> **Exercise**
Scan the lines below for "with"; report the number of lines that contain it, and only that.

> **Raw records**
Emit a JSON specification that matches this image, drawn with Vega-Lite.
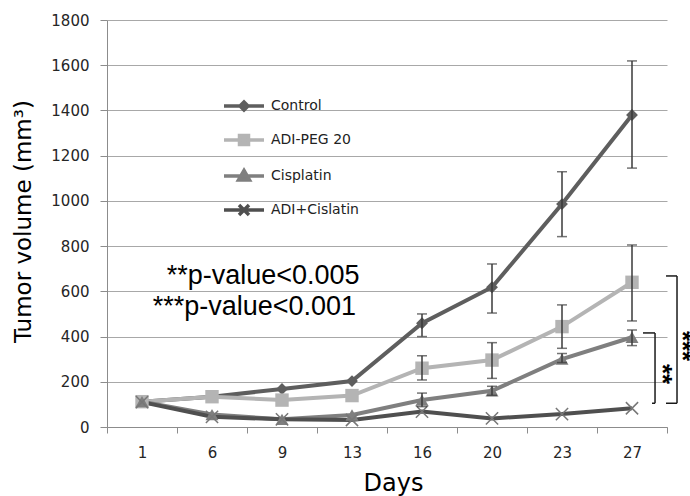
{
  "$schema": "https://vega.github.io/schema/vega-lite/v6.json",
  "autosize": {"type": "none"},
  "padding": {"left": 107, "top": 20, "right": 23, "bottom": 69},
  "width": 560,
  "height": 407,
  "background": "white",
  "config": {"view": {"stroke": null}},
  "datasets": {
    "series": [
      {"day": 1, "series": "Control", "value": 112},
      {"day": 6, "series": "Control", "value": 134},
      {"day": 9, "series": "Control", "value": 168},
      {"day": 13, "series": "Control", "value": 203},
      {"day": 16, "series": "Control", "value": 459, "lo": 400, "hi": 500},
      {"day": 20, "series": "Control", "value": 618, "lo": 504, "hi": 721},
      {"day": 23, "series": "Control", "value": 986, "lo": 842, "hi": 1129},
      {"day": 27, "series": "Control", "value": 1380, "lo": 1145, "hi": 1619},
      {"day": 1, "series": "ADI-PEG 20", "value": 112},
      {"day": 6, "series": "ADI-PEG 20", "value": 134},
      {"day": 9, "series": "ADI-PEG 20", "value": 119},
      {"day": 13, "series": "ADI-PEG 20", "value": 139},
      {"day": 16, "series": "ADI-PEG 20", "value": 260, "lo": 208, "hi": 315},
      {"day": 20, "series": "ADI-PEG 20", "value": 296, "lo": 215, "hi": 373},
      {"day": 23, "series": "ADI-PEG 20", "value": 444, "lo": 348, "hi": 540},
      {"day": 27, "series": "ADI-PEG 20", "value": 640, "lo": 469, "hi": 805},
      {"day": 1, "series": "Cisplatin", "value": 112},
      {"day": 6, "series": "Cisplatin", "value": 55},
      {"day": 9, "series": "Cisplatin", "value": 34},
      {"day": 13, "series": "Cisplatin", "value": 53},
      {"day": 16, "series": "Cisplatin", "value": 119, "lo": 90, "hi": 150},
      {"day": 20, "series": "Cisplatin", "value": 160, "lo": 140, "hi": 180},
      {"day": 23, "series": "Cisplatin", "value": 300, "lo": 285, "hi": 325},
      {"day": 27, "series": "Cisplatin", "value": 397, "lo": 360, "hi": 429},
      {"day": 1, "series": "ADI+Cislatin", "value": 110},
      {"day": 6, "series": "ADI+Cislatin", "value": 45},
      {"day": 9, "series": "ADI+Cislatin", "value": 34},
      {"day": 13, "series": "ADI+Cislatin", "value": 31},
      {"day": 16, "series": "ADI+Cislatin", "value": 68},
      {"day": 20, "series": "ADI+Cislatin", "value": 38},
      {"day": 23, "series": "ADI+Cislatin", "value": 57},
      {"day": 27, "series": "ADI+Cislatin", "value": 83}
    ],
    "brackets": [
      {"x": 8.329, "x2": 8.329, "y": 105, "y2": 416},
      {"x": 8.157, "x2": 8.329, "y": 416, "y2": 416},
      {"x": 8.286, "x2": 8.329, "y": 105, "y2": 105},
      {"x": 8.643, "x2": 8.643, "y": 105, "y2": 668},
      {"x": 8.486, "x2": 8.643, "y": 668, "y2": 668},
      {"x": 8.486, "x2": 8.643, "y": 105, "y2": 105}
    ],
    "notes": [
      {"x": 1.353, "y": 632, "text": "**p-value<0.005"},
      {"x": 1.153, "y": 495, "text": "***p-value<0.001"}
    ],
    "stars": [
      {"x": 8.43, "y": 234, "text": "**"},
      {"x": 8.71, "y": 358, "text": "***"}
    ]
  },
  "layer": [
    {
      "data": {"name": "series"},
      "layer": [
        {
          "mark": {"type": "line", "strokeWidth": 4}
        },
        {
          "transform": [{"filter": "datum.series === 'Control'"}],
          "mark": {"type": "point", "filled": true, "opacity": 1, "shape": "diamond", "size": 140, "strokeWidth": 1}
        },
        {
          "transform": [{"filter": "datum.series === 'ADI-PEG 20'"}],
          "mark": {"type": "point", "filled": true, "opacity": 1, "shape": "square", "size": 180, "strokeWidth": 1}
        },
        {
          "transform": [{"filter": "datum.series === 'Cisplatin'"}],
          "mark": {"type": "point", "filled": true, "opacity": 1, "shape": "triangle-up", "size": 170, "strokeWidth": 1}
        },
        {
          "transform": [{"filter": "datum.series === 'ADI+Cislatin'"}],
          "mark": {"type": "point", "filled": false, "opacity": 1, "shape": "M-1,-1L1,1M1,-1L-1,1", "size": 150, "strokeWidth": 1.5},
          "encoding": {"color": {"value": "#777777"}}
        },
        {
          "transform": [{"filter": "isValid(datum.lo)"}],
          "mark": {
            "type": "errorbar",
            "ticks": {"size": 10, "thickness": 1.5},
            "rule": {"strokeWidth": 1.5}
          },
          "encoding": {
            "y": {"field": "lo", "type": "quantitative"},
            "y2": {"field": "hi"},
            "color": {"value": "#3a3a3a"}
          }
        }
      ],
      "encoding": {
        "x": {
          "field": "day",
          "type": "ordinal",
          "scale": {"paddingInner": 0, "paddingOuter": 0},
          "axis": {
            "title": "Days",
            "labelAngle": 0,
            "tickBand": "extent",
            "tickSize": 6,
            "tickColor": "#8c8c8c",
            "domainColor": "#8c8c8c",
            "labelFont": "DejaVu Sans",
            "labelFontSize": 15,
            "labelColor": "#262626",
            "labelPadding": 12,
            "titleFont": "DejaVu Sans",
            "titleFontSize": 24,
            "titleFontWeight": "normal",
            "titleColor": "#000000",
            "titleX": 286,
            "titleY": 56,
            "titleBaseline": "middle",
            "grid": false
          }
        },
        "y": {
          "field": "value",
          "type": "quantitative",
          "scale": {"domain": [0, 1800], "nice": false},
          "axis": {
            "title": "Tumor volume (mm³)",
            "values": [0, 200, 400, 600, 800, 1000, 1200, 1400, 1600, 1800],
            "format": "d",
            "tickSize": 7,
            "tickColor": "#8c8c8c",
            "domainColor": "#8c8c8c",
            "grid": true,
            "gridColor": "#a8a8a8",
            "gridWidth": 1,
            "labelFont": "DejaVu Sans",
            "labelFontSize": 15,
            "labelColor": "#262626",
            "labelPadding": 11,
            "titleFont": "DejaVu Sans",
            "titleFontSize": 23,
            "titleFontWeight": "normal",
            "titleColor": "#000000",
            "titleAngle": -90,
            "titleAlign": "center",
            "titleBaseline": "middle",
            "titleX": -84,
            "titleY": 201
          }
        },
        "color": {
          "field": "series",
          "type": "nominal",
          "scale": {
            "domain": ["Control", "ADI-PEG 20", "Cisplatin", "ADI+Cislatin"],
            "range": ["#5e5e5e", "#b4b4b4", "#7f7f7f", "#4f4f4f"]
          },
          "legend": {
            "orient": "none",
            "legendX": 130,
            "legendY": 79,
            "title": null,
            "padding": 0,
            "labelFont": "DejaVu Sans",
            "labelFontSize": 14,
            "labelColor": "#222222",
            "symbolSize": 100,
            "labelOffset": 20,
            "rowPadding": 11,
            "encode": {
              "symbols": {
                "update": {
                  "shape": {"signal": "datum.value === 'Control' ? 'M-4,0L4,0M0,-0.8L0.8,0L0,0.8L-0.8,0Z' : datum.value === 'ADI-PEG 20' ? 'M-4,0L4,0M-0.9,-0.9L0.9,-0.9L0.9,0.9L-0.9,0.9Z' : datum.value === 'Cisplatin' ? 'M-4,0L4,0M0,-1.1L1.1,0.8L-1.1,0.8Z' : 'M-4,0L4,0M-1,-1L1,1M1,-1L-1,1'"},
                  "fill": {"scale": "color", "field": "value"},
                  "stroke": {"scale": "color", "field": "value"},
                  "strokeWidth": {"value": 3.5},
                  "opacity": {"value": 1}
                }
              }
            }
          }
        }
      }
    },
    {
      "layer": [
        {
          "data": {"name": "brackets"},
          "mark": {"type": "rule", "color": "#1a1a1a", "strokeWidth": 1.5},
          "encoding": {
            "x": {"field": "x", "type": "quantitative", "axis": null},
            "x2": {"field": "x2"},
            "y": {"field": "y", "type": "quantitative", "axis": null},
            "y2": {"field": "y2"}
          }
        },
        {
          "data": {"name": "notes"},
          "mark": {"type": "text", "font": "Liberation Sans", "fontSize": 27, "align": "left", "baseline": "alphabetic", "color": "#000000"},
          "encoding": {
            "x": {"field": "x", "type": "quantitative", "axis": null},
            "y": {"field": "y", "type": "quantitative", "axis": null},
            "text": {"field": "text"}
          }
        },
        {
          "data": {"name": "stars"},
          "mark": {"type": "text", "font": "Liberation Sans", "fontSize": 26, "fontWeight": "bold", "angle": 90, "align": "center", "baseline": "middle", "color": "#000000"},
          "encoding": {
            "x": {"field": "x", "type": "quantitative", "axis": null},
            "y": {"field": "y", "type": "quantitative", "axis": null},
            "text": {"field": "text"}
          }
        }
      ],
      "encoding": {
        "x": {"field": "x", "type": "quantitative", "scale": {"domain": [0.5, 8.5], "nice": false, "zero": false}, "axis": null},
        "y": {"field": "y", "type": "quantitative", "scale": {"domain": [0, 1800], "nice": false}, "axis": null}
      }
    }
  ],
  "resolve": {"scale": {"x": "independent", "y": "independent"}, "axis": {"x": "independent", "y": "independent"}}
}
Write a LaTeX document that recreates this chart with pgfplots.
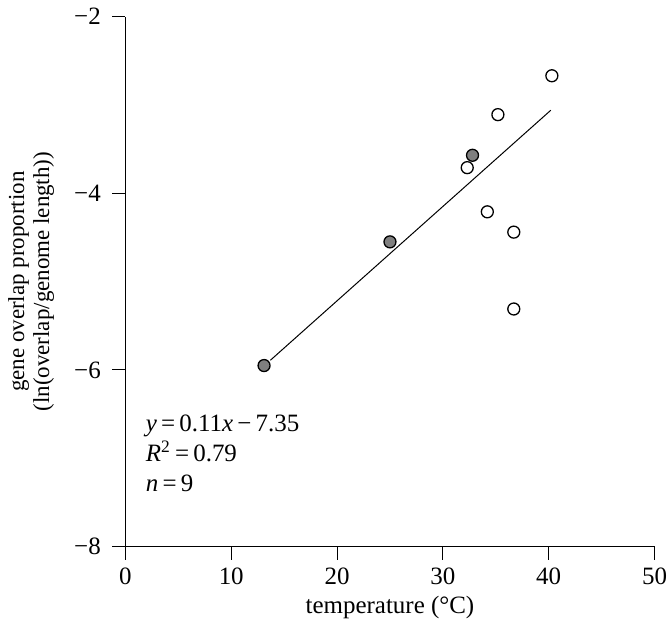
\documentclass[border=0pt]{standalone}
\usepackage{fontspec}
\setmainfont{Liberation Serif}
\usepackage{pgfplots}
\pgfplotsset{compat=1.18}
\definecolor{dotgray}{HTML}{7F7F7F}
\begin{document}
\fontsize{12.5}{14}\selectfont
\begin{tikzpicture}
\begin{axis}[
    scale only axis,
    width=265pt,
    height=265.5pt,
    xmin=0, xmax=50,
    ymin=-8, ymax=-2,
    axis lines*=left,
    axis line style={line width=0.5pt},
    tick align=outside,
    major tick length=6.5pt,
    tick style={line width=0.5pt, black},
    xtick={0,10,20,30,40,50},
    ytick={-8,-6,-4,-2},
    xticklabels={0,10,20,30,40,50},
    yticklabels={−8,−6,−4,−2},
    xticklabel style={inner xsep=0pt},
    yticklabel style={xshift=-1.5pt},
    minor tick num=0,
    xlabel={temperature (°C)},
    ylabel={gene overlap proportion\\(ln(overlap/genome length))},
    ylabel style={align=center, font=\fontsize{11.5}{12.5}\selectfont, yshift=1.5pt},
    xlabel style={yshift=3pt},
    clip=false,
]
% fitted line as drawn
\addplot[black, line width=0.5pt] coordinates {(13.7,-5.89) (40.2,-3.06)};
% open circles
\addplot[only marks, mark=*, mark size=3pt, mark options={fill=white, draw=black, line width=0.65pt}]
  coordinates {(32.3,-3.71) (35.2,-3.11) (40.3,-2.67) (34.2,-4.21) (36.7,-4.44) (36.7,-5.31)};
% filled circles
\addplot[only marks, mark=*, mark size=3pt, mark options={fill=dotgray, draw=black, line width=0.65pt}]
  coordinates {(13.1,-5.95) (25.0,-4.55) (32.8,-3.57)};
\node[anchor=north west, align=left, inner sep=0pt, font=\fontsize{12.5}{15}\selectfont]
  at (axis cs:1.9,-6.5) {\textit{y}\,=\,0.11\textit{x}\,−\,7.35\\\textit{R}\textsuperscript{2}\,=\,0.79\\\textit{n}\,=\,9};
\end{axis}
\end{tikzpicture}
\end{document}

> **Written reply**
2